En 1946, une enquête fut lancée sur le thème: « Avez-vous lu Maurice Barrès? ». A l’époque, et pour des raisons facilement compréhensibles, le grand écrivain nationaliste n’avait pas bonne presse – n’était-il pas en effet aisé d’associer le meneur de la Ligue des Patriotes à l’Action française, et aux extrémismes qui menèrent à la débâcle? Pourtant, il avait marqué son époque et largement inspiré un auteur de l’importance de Marcel Proust. Or il se trouva une voix inattendue pour défendre la gloire d’hier devenue essayiste maudit: Louis Aragon, qui expliqua ce qu’il devait à son prédécesseur, notamment dans la conception d’une identité littéraire semifictionnelle.

Alors que vient de mourir François Nourissier, il est fascinant de voir combien les motifs généralement avancés pour se souvenir de lui ont trait à son influence, à ses fonctions au jury du Prix Goncourt, à son tempérament, parfois. Mais au fond, ce n’est qu’assez rarement que son oeuvre est évoquée – comme s’il n’avait été qu’un homme d’influences, un prince de l’aristocratie sans Versailles qu’est le Paris littéraire. Comme s’il n’avait pas écrit plus d’une vingtaine d’ouvrages, qui constituent, qu’on le veuille ou non, un ensemble susceptible de porter l’appellation d’ « œuvre ».
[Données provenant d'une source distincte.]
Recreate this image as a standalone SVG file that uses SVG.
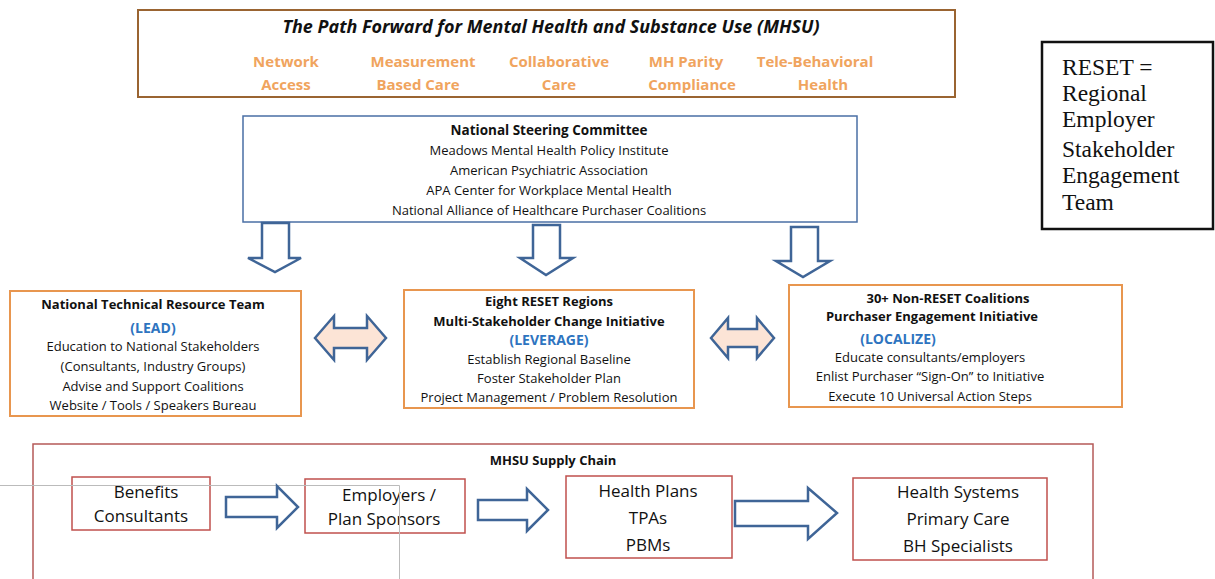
<svg xmlns="http://www.w3.org/2000/svg" width="1215" height="579" viewBox="0 0 1215 579">
<style>
text{font-family:"Open Sans","Liberation Sans",sans-serif;fill:#111;text-anchor:middle}
text.serif{font-family:"Liberation Serif","Times New Roman",serif;font-size:23.5px;text-anchor:start}
.b{font-weight:bold}
.s14{font-size:13px}
.s15{font-size:13.5px}
.or{fill:#F0A45E;font-weight:bold;font-size:15px}
.bl{fill:#2E74C0;font-weight:bold;font-size:14px}
.sc{font-size:17px}
.arr{fill:#fff;stroke:#3F6597;stroke-width:2.5}
.darr{fill:#FCE4D6;stroke:#3F6597;stroke-width:2.5}
.ob{fill:#fff;stroke:#E8964F;stroke-width:2}
.rb{fill:#fff;stroke:#C0504D;stroke-width:1.5}
</style>
<rect width="1215" height="579" fill="#fff"/>
<g id="header">
<rect x="138" y="10" width="817" height="87" fill="#fff" stroke="#9A6431" stroke-width="2"/>
<text x="551" y="33" style="font-size:18px;font-weight:bold;font-style:italic" textLength="537" lengthAdjust="spacingAndGlyphs">The Path Forward for Mental Health and Substance Use (MHSU)</text>
<text class="or" x="286" y="67">Network</text><text class="or" x="286" y="90">Access</text>
<text class="or" x="423" y="67">Measurement</text><text class="or" x="418" y="90">Based Care</text>
<text class="or" x="559" y="67">Collaborative</text><text class="or" x="559" y="90">Care</text>
<text class="or" x="686" y="67">MH Parity</text><text class="or" x="692" y="90">Compliance</text>
<text class="or" x="815" y="67">Tele-Behavioral</text><text class="or" x="823" y="90">Health</text>
</g>
<g id="steering">
<rect x="243" y="116" width="614" height="106" fill="#fff" stroke="#4A6FA5" stroke-width="1.5"/>
<text class="s15 b" x="549" y="135">National Steering Committee</text>
<text class="s14" x="549" y="155">Meadows Mental Health Policy Institute</text>
<text class="s14" x="549" y="175">American Psychiatric Association</text>
<text class="s14" x="549" y="195">APA Center for Workplace Mental Health</text>
<text class="s14" x="549" y="215">National Alliance of Healthcare Purchaser Coalitions</text>
</g>
<g id="reset-legend">
<rect x="1042" y="42" width="171" height="187" fill="#fff" stroke="#111" stroke-width="2.5"/>
<text class="serif" x="1062" y="75">RESET =</text>
<text class="serif" x="1062" y="101">Regional</text>
<text class="serif" x="1062" y="127">Employer</text>
<text class="serif" x="1062" y="157">Stakeholder</text>
<text class="serif" x="1062" y="183">Engagement</text>
<text class="serif" x="1062" y="210">Team</text>
</g>
<g id="lead">
<rect class="ob" x="10" y="291" width="291" height="125"/>
<text class="s14 b" x="153" y="309">National Technical Resource Team</text>
<text class="bl" x="153" y="333">(LEAD)</text>
<text class="s14" x="153" y="351">Education to National Stakeholders</text>
<text class="s14" x="153" y="371">(Consultants, Industry Groups)</text>
<text class="s14" x="153" y="391">Advise and Support Coalitions</text>
<text class="s14" x="153" y="410">Website / Tools / Speakers Bureau</text>
</g>
<g id="leverage">
<rect class="ob" x="404" y="290" width="290" height="118"/>
<text class="s14 b" x="549" y="306">Eight RESET Regions</text>
<text class="s14 b" x="549" y="326">Multi-Stakeholder Change Initiative</text>
<text class="bl" x="549" y="345">(LEVERAGE)</text>
<text class="s14" x="549" y="364">Establish Regional Baseline</text>
<text class="s14" x="549" y="383">Foster Stakeholder Plan</text>
<text class="s14" x="549" y="402">Project Management / Problem Resolution</text>
</g>
<g id="localize">
<rect class="ob" x="789" y="285" width="333" height="122"/>
<text class="s14 b" x="948" y="303">30+ Non-RESET Coalitions</text>
<text class="s14 b" x="932" y="321">Purchaser Engagement Initiative</text>
<text class="bl" x="898" y="344">(LOCALIZE)</text>
<text class="s14" x="930" y="362">Educate consultants/employers</text>
<text class="s14" x="930" y="381">Enlist Purchaser “Sign-On” to Initiative</text>
<text class="s14" x="930" y="401">Execute 10 Universal Action Steps</text>
</g>
<g id="supply-chain">
<rect x="33" y="444" width="1060" height="140" fill="none" stroke="#B55A58" stroke-width="1.5"/>
<text class="b" x="553" y="465" style="font-size:13px">MHSU Supply Chain</text>
</g>
<g id="benefits">
<rect class="rb" x="72" y="477" width="138" height="53"/>
<text class="sc" x="146" y="498">Benefits</text>
<text class="sc" x="141" y="522">Consultants</text>
</g>
<g id="employers">
<rect class="rb" x="305" y="479" width="160" height="54"/>
<text class="sc" x="389" y="501">Employers /</text>
<text class="sc" x="384" y="525">Plan Sponsors</text>
</g>
<g id="health-plans">
<rect class="rb" x="566" y="476" width="166" height="82"/>
<text class="sc" x="648" y="497">Health Plans</text>
<text class="sc" x="648" y="524">TPAs</text>
<text class="sc" x="648" y="551">PBMs</text>
</g>
<g id="health-systems">
<rect class="rb" x="853" y="478" width="194" height="82"/>
<text class="sc" x="958" y="498">Health Systems</text>
<text class="sc" x="958" y="525">Primary Care</text>
<text class="sc" x="958" y="552">BH Specialists</text>
</g>
<g id="guides" stroke="#bbb" stroke-width="1" fill="none">
<path d="M0 485.5H399.5V579"/>
</g>
<g id="connectors">
<path class="arr" d="M262 223H289V258H301L275 272L248 258H262Z"/>
<path class="arr" d="M533 225H560V258H573L546 275L520 258H533Z"/>
<path class="arr" d="M791 227H818V261H830L803 277L776 261H791Z"/>
<path class="darr" d="M315 338L334 316V328H367V316L386 338L367 360V348H334V360Z"/>
<path class="darr" d="M711 338L728 318V329H757V318L774 338L757 358V347H728V358Z"/>
<path class="arr" d="M226 497H277V486L298 507L277 528V517H226Z"/>
<path class="arr" d="M478 500H527V489L548 510L527 531V520H478Z"/>
<path class="arr" d="M735 501H808V488L837 513L808 539V526H735Z"/>
</g>
</svg>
Notamment, un livre comme « Une histoire française », qui obtint le Grand Prix de l’Académie l’année de sa parution, en 1965, a fait époque et apparaît encore aujourd’hui comme un texte dont l’impact sur l’esthétique du roman a été considérable – la manifestation la plus évidente en étant sans doute l’inspiration qu’il a représenté pour l’ouvrage de Frédéric Beigbeder, « Un roman français ». En effet, si le personnage est différent, le sujet en est exactement semblable: un jeune quadragénaire, guère éloigné de l’auteur du roman, son frère jumeau, pourrait-on penser, tente de « dire pourquoi un ‘petit bourgeois’ (grand bourgeois, pour Frédéric Beigbeder) français de bientôt quarante ans se trouve mal dans sa peau et mal dans son pays », ainsi que le dit François Nourissier dans sa présentation. En outre, la structure même du texte d’ « Un roman français » reprend le ton de celui de son prédécesseur, entremêlant narration du passé récent, description d’enfance, et évocation du temps de l’écriture.

Au-delà de cette anecdote, le livre importe, car il manifeste une symbiose avec son contexte d’Histoire littéraire absolument remarquable, en même temps qu’une inactualité profonde. Par bien des aspects, c’est un écrit aragonien, et ce n’est sans doute pas un hasard si François Nourissier, qui était proche du poète, place une citation en épigraphe, un passage du « Mentir-vrai ». Aragonien, il l’est aussi par la passion clairement affichée pour Barrès, dont le magnifique essai sur Greco nourrit un développement du septième chapitre; décidément, il s’agit bien là d’un ouvrage « barrésien », et ce en particulier par le souci de l’ « identité nationale » qui en sous-tend les lignes, notamment à la fin du récit.

Un autre aspect fait de ce livre un programme: il constitue, et ce fut un fil conducteur du parcours littéraire de François Nourissier, une narration semifictive sur un personnage qui, comme le narrateur de « Blanche ou l’oubli », roman paru deux ans après « Une histoire française », est comme un frère de l’auteur. De la sorte, cette fraternité pose la première pierre de ce qui a été, en parallèle avec Proust, une des sources d’inspiration de ce que l’on a appelé l’ « autofiction à la française », et qui a connu, dans les décennies qui suivirent, et jusqu’à maintenant, un succès étonnant. Par son récit, François Nourissier manifestait clairement sa situation, qui était celle d’Aragon, qui fut celle de Barrès – qui est, au fond, celle de bien des écrivains: il se trouvait entre deux mondes, entre le « pieux, le doux, le cher passé » dont a parlé Bassani, et les prodromes d’un avenir pour la littérature.